(#446: 11 April 1992, 1 week)
Track listing: Let’s Get Rocked/Heaven Is/Make Love Like A Man/Tonight/White Lightning/Stand Up (Kick Love Into Motion)/Personal Property/Have You Ever Needed Someone So Bad/I Wanna Touch U/Tear It Down
Def Leppard had not intended a five-year gap between Hysteria and their next album; indeed they premiered “Tear It Down” at the 1989 MTV Video Awards ceremony, while both “Tonight” and “Stand Up (Kick Love Into Motion)” were written around 1988. Their plan had been for a quickfire follow-up.

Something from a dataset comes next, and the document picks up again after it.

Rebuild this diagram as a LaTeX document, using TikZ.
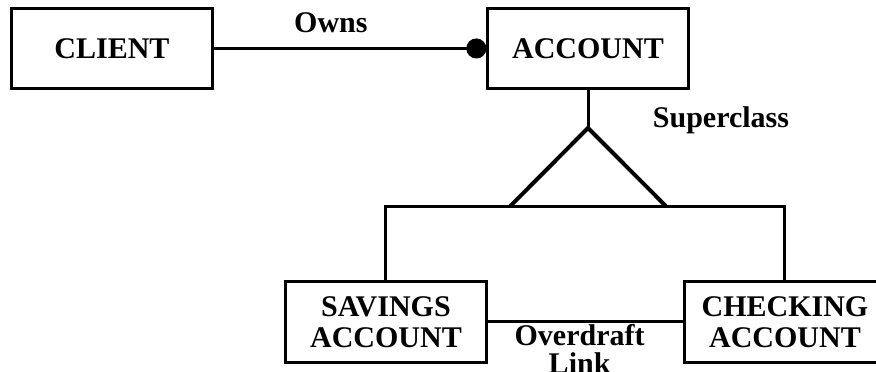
\documentclass[tikz,border=0pt]{standalone}
\usepackage{fontspec}
\setmainfont{Liberation Serif}
\usepackage{tikz}
\usetikzlibrary{arrows.meta}
\pgfdeclarelayer{edgelayer}
\pgfdeclarelayer{nodelayer}
\pgfsetlayers{edgelayer,nodelayer,main}
\tikzstyle{class}=[rectangle,draw=black,line width=1.5pt,minimum width=3.52cm,minimum height=1.42cm,inner sep=0pt,align=center,font=\bfseries\fontsize{15}{15.5}\selectfont]
\tikzstyle{tag}=[font=\bfseries\fontsize{15}{14}\selectfont,inner sep=2pt,align=center]
\tikzstyle{link}=[draw=black,line width=1.5pt]
\tikzstyle{owns}=[-{Circle[length=10pt]},draw=black,line width=1.5pt]
\tikzstyle{isa}=[draw=black,line width=2pt,line join=miter]

\begin{document}
\begin{tikzpicture}
	\useasboundingbox (0,0) rectangle (15.394,-6.537);
	\begin{pgfonlayer}{nodelayer}
		\node [style=class] (0) at (1.968, -0.852) {CLIENT};
		\node [style=class] (1) at (10.333, -0.852) {ACCOUNT};
		\node [style=class] (2) at (6.783, -5.658) {SAVINGS\\ACCOUNT};
		\node [style=class] (3) at (13.794, -5.658) {CHECKING\\ACCOUNT};
		\node [style=tag] (4) at (12.670, -2.109) {Superclass};
		\coordinate (5) at (10.333, -2.249);
		\coordinate (6) at (8.970, -3.620);
		\coordinate (7) at (11.700, -3.620);
		\coordinate (8) at (10.333, -3.637);
	\end{pgfonlayer}
	\begin{pgfonlayer}{edgelayer}
		\draw [style=owns] (0) to node[style=tag, above=5pt, pos=0.43]{Owns} (1);
		\draw [style=link] (1.south) to (5);
		\draw [style=isa] (6) -- (5) -- (7);
		\draw [style=link] (2.north) |- (8) -| (3.north);
		\draw [style=link] (2) to node[style=tag, below, inner sep=0.5pt, pos=0.47]{Overdraft\\Link} (3);
	\end{pgfonlayer}
\end{tikzpicture}
\end{document}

But life is what happens, or doesn’t happen, when you’re busy making plans, and the process was slowed down almost irrevocably by the band’s guitarist Steve Clark’s descent into chronic alcoholism; songwriting and recording sessions were abortive and Clark was eventually given a six-month leave of absence from the band to sort himself out, to no avail; in January 1991 he was found dead by his girlfriend on a couch in his front room in Cheyne Walk, Chelsea, from respiratory failure caused by a lethal combination of alcohol and prescription drugs (chiefly morphine). He was not yet thirty-one years old.

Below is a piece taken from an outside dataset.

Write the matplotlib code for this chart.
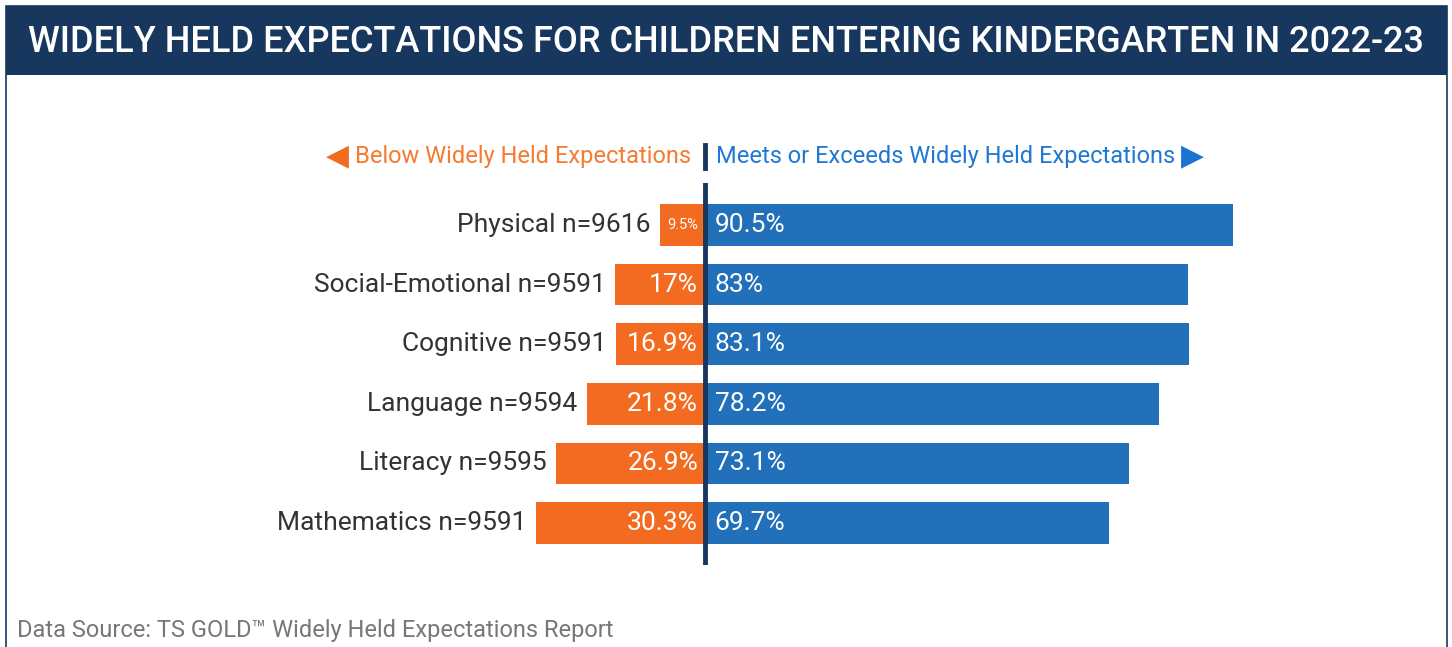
import matplotlib
matplotlib.use('Agg')
import matplotlib.pyplot as plt
from matplotlib.patches import Rectangle
from matplotlib.lines import Line2D

# data
categories = ['Physical n=9616', 'Social-Emotional n=9591', 'Cognitive n=9591',
              'Language n=9594', 'Literacy n=9595', 'Mathematics n=9591']
below = [9.5, 17, 16.9, 21.8, 26.9, 30.3]
meets = [90.5, 83, 83.1, 78.2, 73.1, 69.7]
below_labels = ['9.5%', '17%', '16.9%', '21.8%', '26.9%', '30.3%']
meets_labels = ['90.5%', '83%', '83.1%', '78.2%', '73.1%', '69.7%']

NAVY = '#17375e'
ORANGE = '#f26b21'
BLUE = '#2270b9'
ORANGE_TXT = '#f47b30'
BLUE_TXT = '#1f78d1'
TRIM = 1.95  # small gap each bar keeps from the centre line

plt.rcParams['font.family'] = ['Roboto', 'DejaVu Sans']

W, H = 1452, 647
fig = plt.figure(figsize=(W / 100, H / 100), dpi=100)

# frame and title banner
fig.patches.append(Rectangle((6 / W, -0.01), 1441 / W, 1.0, transform=fig.transFigure,
                             facecolor='none', edgecolor=NAVY, linewidth=1.2))
fig.patches.append(Rectangle((6 / W, 1 - 75 / H), 1441 / W, 69 / H, transform=fig.transFigure,
                             facecolor=NAVY, edgecolor='none'))
fig.text(726 / W, 1 - 42 / H, 'WIDELY HELD EXPECTATIONS FOR CHILDREN ENTERING KINDERGARTEN IN 2022-23',
         color='white', fontsize=26, fontweight='medium', ha='center', va='center')

# legend row
fig.text(691 / W, 1 - 156 / H, 'Below Widely Held Expectations', color=ORANGE_TXT,
         fontsize=17, ha='right', va='center')
fig.text(326 / W, 1 - 156 / H, '\u25c0', color=ORANGE, fontsize=21.5, ha='left', va='center',
         family='DejaVu Sans')
fig.text(716 / W, 1 - 156 / H, 'Meets or Exceeds Widely Held Expectations', color=BLUE_TXT,
         fontsize=17, ha='left', va='center')
fig.text(1181 / W, 1 - 156 / H, '\u25b6', color='#1a75d2', fontsize=21.5, ha='left', va='center',
         family='DejaVu Sans')
fig.lines.append(Line2D([705 / W, 705 / W], [1 - 145 / H, 1 - 168 / H], transform=fig.transFigure,
                        color=NAVY, linewidth=3.5))

# bars
ax = fig.add_axes([6 / W, (H - 565) / H, 1441 / W, 382 / H])
scale = 5.96
ax.set_xlim((6 - 705) / scale, (1447 - 705) / scale)
ax.set_ylim(len(categories) - 1 + 0.705, -0.705)
ax.axis('off')

ypos = list(range(len(categories)))
ax.barh(ypos, [-(b - TRIM) for b in below], height=0.7, color=ORANGE)
ax.barh(ypos, [m - TRIM for m in meets], height=0.7, color=BLUE)
ax.axvline(0, color=NAVY, linewidth=3.5)

for y, cat, b, m, bl, ml in zip(ypos, categories, below, meets, below_labels, meets_labels):
    ax.annotate(cat, (-(b - TRIM), y), xytext=(-7, 0), textcoords='offset points',
                ha='right', va='center', fontsize=19, color='#333333')
    small = b < 12
    ax.annotate(bl, (0, y), xytext=(-5, 0), textcoords='offset points',
                ha='right', va='center', fontsize=10.5 if small else 19, color='white')
    ax.annotate(ml, (0, y), xytext=(7, 0), textcoords='offset points',
                ha='left', va='center', fontsize=19, color='white')

# footer
fig.text(17 / W, 1 - 631 / H, 'Data Source: TS GOLD\u2122 Widely Held Expectations Report',
         color='#777777', fontsize=17, ha='left', va='center')

fig.savefig('out.png', dpi=100, facecolor='white')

Clark had helped write many of the songs which subsequently surfaced on Adrenalize, and the band determined to complete and record the album as a four-piece. Demos with Clark’s involvement had been recorded, and the band’s other guitarist Phil Collen had to play all the guitars himself, in many instances playing in close approximation of Clark’s style. He later observed that it was like playing with a ghost.

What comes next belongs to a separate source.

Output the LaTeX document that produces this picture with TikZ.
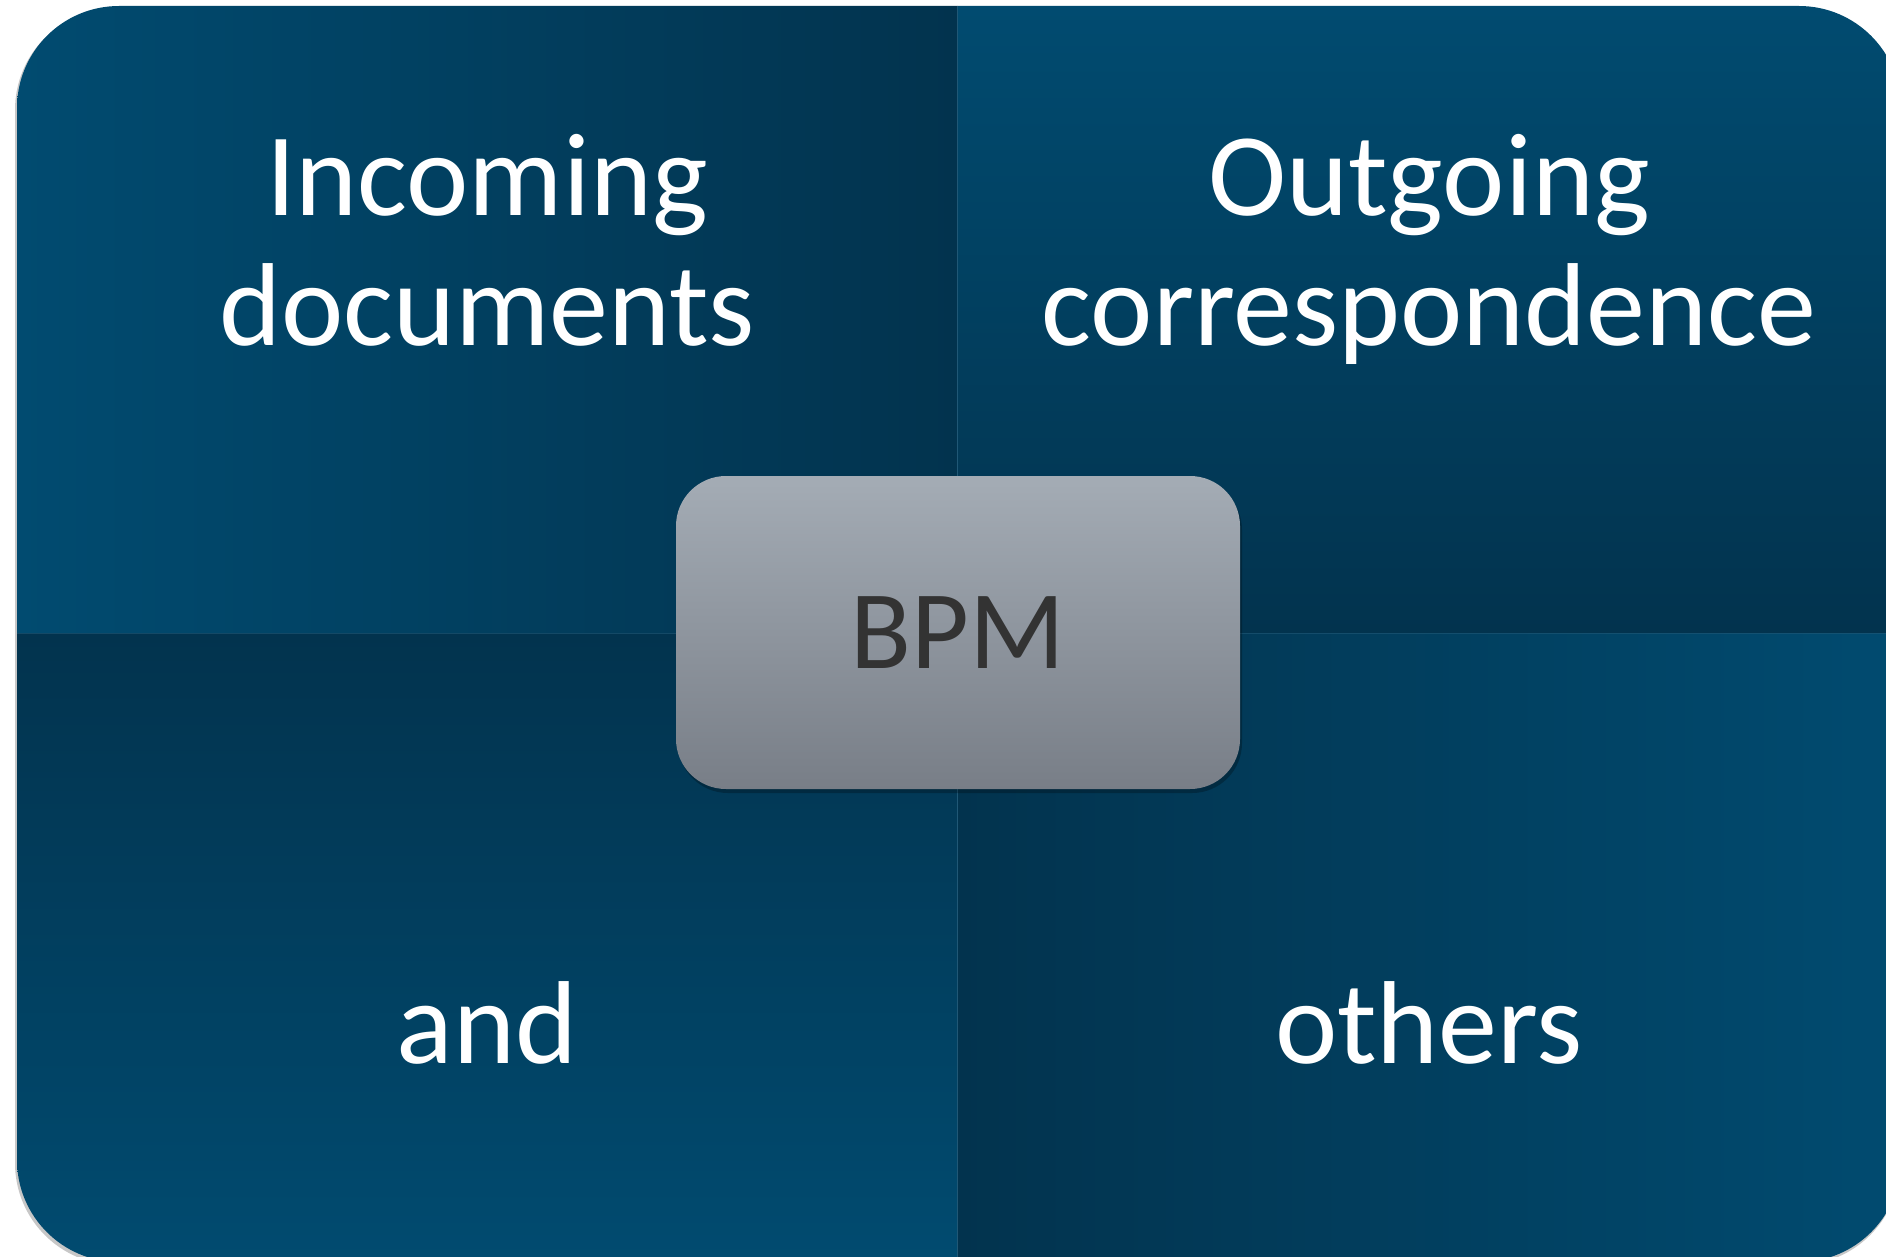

You can hear a sense of stern mourning in songs such as “Tonight” and especially “White Lightning.” In addition, Joe Elliott’s vocal on “Have You Ever Needed Someone So Bad” betrays a very tangible feeling of grief. It was for this reason that light-hearted slapstick songs like “Let’s Get Rocked” and “Make Love Like A Man” – the latter, Elliott later protested, was a send-up of metallic macho; it was not, he said, as though they had turned into Manowar – were included, to relieve the burden of unrelenting bereavement.
Mutt Lange is only credited here as executive producer – Mike Shipley and the band did all of the hands-on producing – but did contribute to the writing of a lot of the album’s songs, and his imprint across Adrenalize is inescapable. Much of the record, as could have been anticipated, is great pop rather than hard rock as thing in itself. Where it scores over the likes of Waking Up The Neighbours, however, is that its pop essence gives these songs colour, structure and purpose.
Some of it is genius bubblegum glam; the classical samples dotted throughout the second verse of “Let’s Get Rocked” are worthy of Wizzard, and nicely offset the lyric’s double entendres (“I suppose a rock’s out of the question?”). “Heaven Is” repeats the “Photograph”/”Animal” trick of ambushing the listener with an unexpected chord change. “Have You Ever Needed Someone So Bad” really is a structural masterpiece, Elliott’s vocal building up very patiently from hushed brooding to rampant roaring. These are not flat lands, these songs; they move and evolve. Meanwhile, “I Wanna Touch U,” a surefire number one single in 1974, is brilliant in the way Rick Derringer’s “Rock And Roll, Hoochie Koo”” is unanswerably brilliant. Yes, it’s all about trying to chat up girls, and is primarily aimed at teenage boys who have never even spoken to a girl in their lives thus far. But it is tremendous, and Def Leppard, in the midst of their mourning, showed determination to ensure that we, and they, would have a good time. “SHIT ALWAYS HAPPENS,” their liner note to Adrenalize concludes. The album sees them shoving away the shit and replacing it with rays of cheeky Sheffield sunlight.